**Source excerpt**.
## BEGIN

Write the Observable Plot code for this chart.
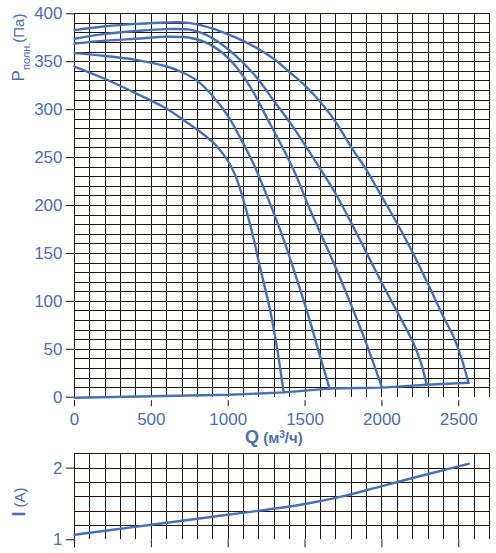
<!DOCTYPE html>
<html>
<head>
<meta charset="utf-8">
<script src="https://cdn.jsdelivr.net/npm/d3@7"></script>
<script src="https://cdn.jsdelivr.net/npm/@observablehq/plot@0.6"></script>
<style>
  html, body { margin: 0; padding: 0; background: #fff; }
  #chart { width: 496px; }
  #chart svg { display: block; }
</style>
</head>
<body>
<div id="chart"></div>
<script>
// ---- data ----
const pTicks = [0, 50, 100, 150, 200, 250, 300, 350, 400];
const qTicks = [0, 500, 1000, 1500, 2000, 2500];
const iTicks = [1, 2];
const qGridStep = 100, pGridStep = 10, iGridStep = 0.2;

// fan pressure curves [Q (m3/h), P (Pa)]
const curve1 = [[0,383],[200,387],[400,389.5],[600,391],[700,391],[800,389],[900,384.5],[1000,378.5],[1100,371.5],[1200,363],[1300,352.5],[1400,339],[1500,325],[1600,308],[1700,287],[1800,261],[1900,237],[2000,209],[2100,181],[2200,151],[2300,118],[2400,84],[2466,63],[2509,45],[2564,15]];
const curve2 = [[0,374],[200,379],[400,382],[600,384],[750,383.5],[850,378.5],[950,369],[1050,356],[1150,340],[1210,328.5],[1300,308.5],[1400,287],[1500,263],[1600,238],[1700,212],[1816,177],[1924,143],[2000,119],[2100,89],[2200,58],[2250,38],[2292,13]];
const curve3 = [[0,369],[200,372],[400,374],[600,376],[750,375],[850,370.5],[950,361],[1050,345],[1150,322],[1250,292],[1300,277],[1426,237],[1534,195],[1620,164],[1708,132],[1816,90],[1924,45],[2000,10]];
const curve4 = [[0,359],[200,356],[400,352],[600,345],[700,339],[800,330],[900,314],[1000,293],[1100,264],[1166,243],[1252,210],[1339,174],[1400,146],[1512,90],[1599,42],[1660,9]];
const curve5 = [[0,345],[200,332],[400,317],[600,301],[711,289],[800,279],[900,266],[950,257],[1000,246],[1050,230],[1100,205],[1166,165],[1205,137],[1274,90],[1317,52],[1361,5]];
// line through the end points
const systemLine = [[0,-0.5],[500,1],[1000,2.5],[1361,5],[1660,9],[2000,10],[2292,13],[2564,15]];
// current curve [Q, I (A)]
const currentCurve = [[0,1.07],[250,1.14],[500,1.21],[750,1.28],[1000,1.35],[1250,1.42],[1500,1.50],[1750,1.61],[2000,1.75],[2250,1.89],[2565,2.06]];

const qDomain = [0, 2700], pDomain = [0, 400], iDomain = [1, 2.2];

// ---- styles ----
const blue = "#4571b9";
const textBlue = "#4a6fb5";
const gridColor = "#1e1408";
const font = "'Liberation Sans', Arial, Helvetica, sans-serif";

const rows = [curve1, curve2, curve3, curve4, curve5].flatMap((c, k) =>
  c.map(([q, p]) => ({curve: k, q, p})));
const sysRows = systemLine.map(([q, p]) => ({q, p}));
const curRows = currentCurve.map(([q, i]) => ({q, i}));

const qGrid = d3.range(qDomain[0], qDomain[1] + 1, qGridStep);
const pGrid = d3.range(pGridStep, pDomain[1] + 1, pGridStep);
const iGrid = d3.range(iDomain[0] + iGridStep, iDomain[1] + 0.001, iGridStep).map(v => +v.toFixed(2));

const gridOpts = {stroke: gridColor, strokeWidth: 1, shapeRendering: "crispEdges"};

const main = Plot.plot({
  width: 496,
  height: 450,
  marginLeft: 74,
  marginRight: 7,
  marginTop: 13.3,
  marginBottom: 53.3,
  x: {domain: qDomain},
  y: {domain: pDomain},
  style: {fontFamily: font, fontSize: "17px", background: "#fff", overflow: "visible"},
  marks: [
    Plot.ruleX(qGrid, {x: d => d, ...gridOpts}),
    Plot.ruleY(pGrid, {y: d => d, ...gridOpts}),
    Plot.axisY({ticks: pTicks, tickSize: 8, tickPadding: 4, tickFormat: d => String(d), stroke: gridColor, fill: textBlue, label: null}),
    Plot.axisX({ticks: qTicks, tickSize: 6, tickPadding: 6, dy: 3.5, tickFormat: d => String(d), stroke: gridColor, fill: textBlue, label: null}),
    Plot.line(sysRows, {x: "q", y: "p", stroke: blue, strokeWidth: 2.4, curve: "linear"}),
    Plot.line(rows, {x: "q", y: "p", z: "curve", stroke: blue, strokeWidth: 2.4, curve: "catmull-rom"})
  ]
});

const lower = Plot.plot({
  width: 496,
  height: 103,
  marginLeft: 74,
  marginRight: 7,
  marginTop: 3.3,
  marginBottom: 13.7,
  x: {domain: qDomain},
  y: {domain: iDomain},
  style: {fontFamily: font, fontSize: "17px", background: "#fff", overflow: "visible"},
  marks: [
    Plot.ruleX(qGrid, {x: d => d, ...gridOpts}),
    Plot.ruleY(iGrid, {y: d => d, ...gridOpts}),
    Plot.axisY({ticks: iTicks, tickSize: 8, tickPadding: 4, tickFormat: d => String(d), stroke: gridColor, fill: textBlue, label: null}),
    Plot.axisX({ticks: qTicks, tickSize: 8, tickFormat: () => "", stroke: gridColor, label: null}),
    Plot.line(curRows, {x: "q", y: "i", stroke: blue, strokeWidth: 2.4, curve: "monotone-x"})
  ]
});

const host = document.getElementById("chart");
host.appendChild(main);
host.appendChild(lower);

// axis titles with mixed type sizes
const ms = d3.select(main);
const qt = ms.append("text")
  .attr("x", 245).attr("y", 443)
  .attr("text-anchor", "start")
  .attr("fill", textBlue).attr("font-family", font).attr("font-weight", "bold");
qt.append("tspan").attr("font-size", 18).text("Q");
qt.append("tspan").attr("font-size", 15).text(" (м");
qt.append("tspan").attr("font-size", 10).attr("baseline-shift", "super").text("3");
qt.append("tspan").attr("font-size", 15).text("/ч)");

const pt = ms.append("text")
  .attr("transform", "translate(23.5,47.5) rotate(-90)")
  .attr("text-anchor", "middle")
  .attr("fill", textBlue).attr("font-family", font);
pt.append("tspan").attr("font-size", 17).text("P");
pt.append("tspan").attr("font-size", 11).attr("baseline-shift", "sub").text("полн.");
pt.append("tspan").attr("font-size", 15).text("(Па)");

const ls = d3.select(lower);
const it = ls.append("text")
  .attr("transform", "translate(25,52) rotate(-90)")
  .attr("text-anchor", "middle")
  .attr("fill", textBlue).attr("font-family", font);
it.append("tspan").attr("font-size", 18).attr("font-weight", "bold").text("I");
it.append("tspan").attr("font-size", 15).text(" (A)");
</script>
</body>
</html>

## END

**Task description**.
Select, from the listing, all lines that include the word "chart".

**Solution for this problem**.
Write the Observable Plot code for this chart.
  #chart { width: 496px; }
  #chart svg { display: block; }
<div id="chart"></div>
const host = document.getElementById("chart");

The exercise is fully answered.